A hand-held electronic apparatus according to claim 26, wherein the value of Δt1 equals the value of Δt2.
A hand-held electronic apparatus according to any of claims 25 to 27, wherein the value of Δt1 is larger than about 10 ms.
A hand-held electronic apparatus according to any of claims 25 to 28, wherein the value of Δt1 is larger than about 50 ms.
A method of moving an indicator (22) between items displayed on an electronic display, said method comprising the steps of

providing a roller-key assembly according to claim 1, and

moving the indicator between items In a first and a second direction by rotating the roller member in a first or a second direction, and detecting the corresponding rotation of the coding member engaging the roller member.

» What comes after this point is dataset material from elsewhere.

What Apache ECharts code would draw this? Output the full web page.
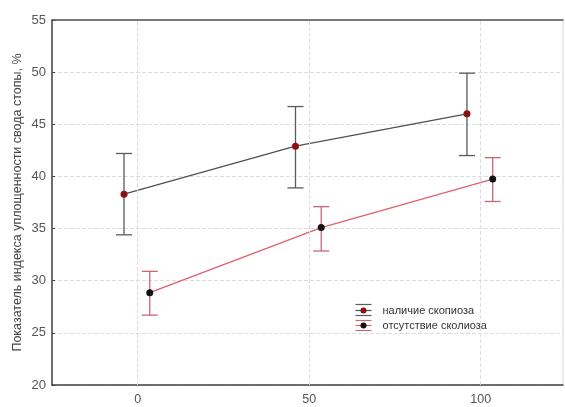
<!DOCTYPE html>
<html><head><meta charset="utf-8">
<script src="https://cdn.jsdelivr.net/npm/echarts@6/dist/echarts.min.js"></script>
<style>html,body{margin:0;padding:0;background:#fff}#c{width:565px;height:407px}</style>
</head><body><div id="c"></div>
<script>
// Data
const xTicks = [0, 50, 100];
const seriesNames = ['наличие скопиоза', 'отсутствие сколиоза'];
const xBlack = [-4, 46, 96];
const meanBlack = [38.3, 42.9, 46.0];
const upperBlack = [42.2, 46.7, 49.9];
const lowerBlack = [34.4, 38.9, 42.0];
const xRed = [3.5, 53.5, 103.5];
const meanRed = [28.85, 35.1, 39.75];
const upperRed = [30.9, 37.1, 41.8];
const lowerRed = [26.7, 32.85, 37.6];

const FONT = 'Liberation Sans, Arial, sans-serif';
const chart = echarts.init(document.getElementById('c'), null, {renderer: 'canvas'});

function errData(xs, lo, hi) { return xs.map((x, i) => [x, lo[i], hi[i]]); }
function errRender(color) {
  return function (params, api) {
    const x = api.value(0);
    const lo = api.coord([x, api.value(1)]);
    const hi = api.coord([x, api.value(2)]);
    const hw = 8;
    const st = {stroke: color, lineWidth: 1.3};
    return {type: 'group', children: [
      {type: 'line', shape: {x1: lo[0], y1: lo[1], x2: hi[0], y2: hi[1]}, style: st},
      {type: 'line', shape: {x1: lo[0] - hw, y1: lo[1], x2: lo[0] + hw, y2: lo[1]}, style: st},
      {type: 'line', shape: {x1: hi[0] - hw, y1: hi[1], x2: hi[0] + hw, y2: hi[1]}, style: st}
    ]};
  };
}

const blackLine = '#505050', blackErr = '#5a5a5a', blackMark = '#8b1010';
const redLine = '#e0606e', redErr = '#c86876', redMark = '#111';

const option = {
  animation: false,
  backgroundColor: '#fff',
  grid: {left: 52, right: 2, top: 20, bottom: 22, show: true, borderColor: '#d8d8d8', borderWidth: 1},
  xAxis: [{
    type: 'value', min: -25, max: 124, position: 'bottom',
    axisLine: {show: true, onZero: false, lineStyle: {color: '#444', width: 1.5}},
    axisTick: {show: true, inside: true, length: 3, customValues: xTicks, lineStyle: {color: '#444'}},
    axisLabel: {customValues: xTicks, color: '#555', fontSize: 12.5, fontFamily: FONT, margin: 8},
    splitLine: {show: false}
  }, {
    type: 'value', min: -25, max: 124, position: 'top',
    axisLine: {show: true, onZero: false, lineStyle: {color: '#555', width: 1.5}},
    axisTick: {show: false}, axisLabel: {show: false}, splitLine: {show: false}
  }],
  yAxis: {
    type: 'value', min: 20, max: 55, interval: 5, position: 'left',
    name: 'Показатель индекса уплощенности свода стопы, %',
    nameLocation: 'middle', nameGap: 28, nameRotate: 90, nameMoveOverlap: false,
    nameTextStyle: {color: '#444', fontSize: 12.5, fontFamily: FONT},
    axisLine: {show: true, onZero: false, lineStyle: {color: '#444', width: 1.5}},
    axisTick: {show: true, inside: true, length: 3, lineStyle: {color: '#444'}},
    axisLabel: {color: '#555', fontSize: 13, fontFamily: FONT, margin: 6},
    splitLine: {show: true, lineStyle: {color: '#dcdcdc', type: [4, 2]}}
  },
  series: [
    {
      type: 'line', name: 'grid', data: [], silent: true,
      markLine: {silent: true, symbol: 'none', label: {show: false},
        lineStyle: {color: '#dcdcdc', type: [4, 2], width: 1},
        data: xTicks.map(v => ({xAxis: v}))}
    },
    {type: 'custom', name: seriesNames[0], renderItem: errRender(blackErr), data: errData(xBlack, lowerBlack, upperBlack), z: 3},
    {type: 'custom', name: seriesNames[1], renderItem: errRender(redErr), data: errData(xRed, lowerRed, upperRed), z: 3},
    {type: 'line', name: seriesNames[0], data: xBlack.map((x, i) => [x, meanBlack[i]]),
      lineStyle: {color: blackLine, width: 1.3}, symbol: 'circle', symbolSize: 7,
      itemStyle: {color: blackMark, borderWidth: 0}, z: 4},
    {type: 'line', name: seriesNames[1], data: xRed.map((x, i) => [x, meanRed[i]]),
      lineStyle: {color: redLine, width: 1.3}, symbol: 'circle', symbolSize: 7,
      itemStyle: {color: redMark, borderWidth: 0}, z: 4}
  ],
  graphic: [
    {type: 'group', left: 353, top: 302, children: [
      {type: 'line', shape: {x1: 0, y1: 1, x2: 16, y2: 1}, style: {stroke: blackErr, lineWidth: 1.2}},
      {type: 'line', shape: {x1: 0, y1: 7, x2: 16, y2: 7}, style: {stroke: blackLine, lineWidth: 1.2}},
      {type: 'circle', shape: {cx: 8, cy: 7, r: 3}, style: {fill: blackMark}},
      {type: 'line', shape: {x1: 0, y1: 12, x2: 16, y2: 12}, style: {stroke: blackErr, lineWidth: 1.2}},
      {type: 'line', shape: {x1: 0, y1: 17, x2: 16, y2: 17}, style: {stroke: redErr, lineWidth: 1.2}},
      {type: 'line', shape: {x1: 0, y1: 22, x2: 16, y2: 22}, style: {stroke: redLine, lineWidth: 1.2}},
      {type: 'circle', shape: {cx: 8, cy: 22, r: 3}, style: {fill: redMark}},
      {type: 'line', shape: {x1: 0, y1: 27, x2: 16, y2: 27}, style: {stroke: redErr, lineWidth: 1.2}},
      {type: 'text', x: 27, y: 7, style: {text: seriesNames[0], fill: '#333', font: '11px ' + FONT, textVerticalAlign: 'middle'}},
      {type: 'text', x: 27, y: 22, style: {text: seriesNames[1], fill: '#333', font: '11px ' + FONT, textVerticalAlign: 'middle'}}
    ]}
  ]
};
chart.setOption(option);
</script></body></html>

A method according to claim 30, further comprising the step of moving the indicator between items in a third and a fourth direction by applying a predetermined force to a first or second part of the roller member so as to displace the roller member from the initial position to one of the at least two predetermined displaced positions.
A method according to claim 30 or 31, further comprising the step of selecting an Item by applying a predetermined force to a middle part of the roller member so as to displace the roller member from the initial position to a third predetermined displaced position.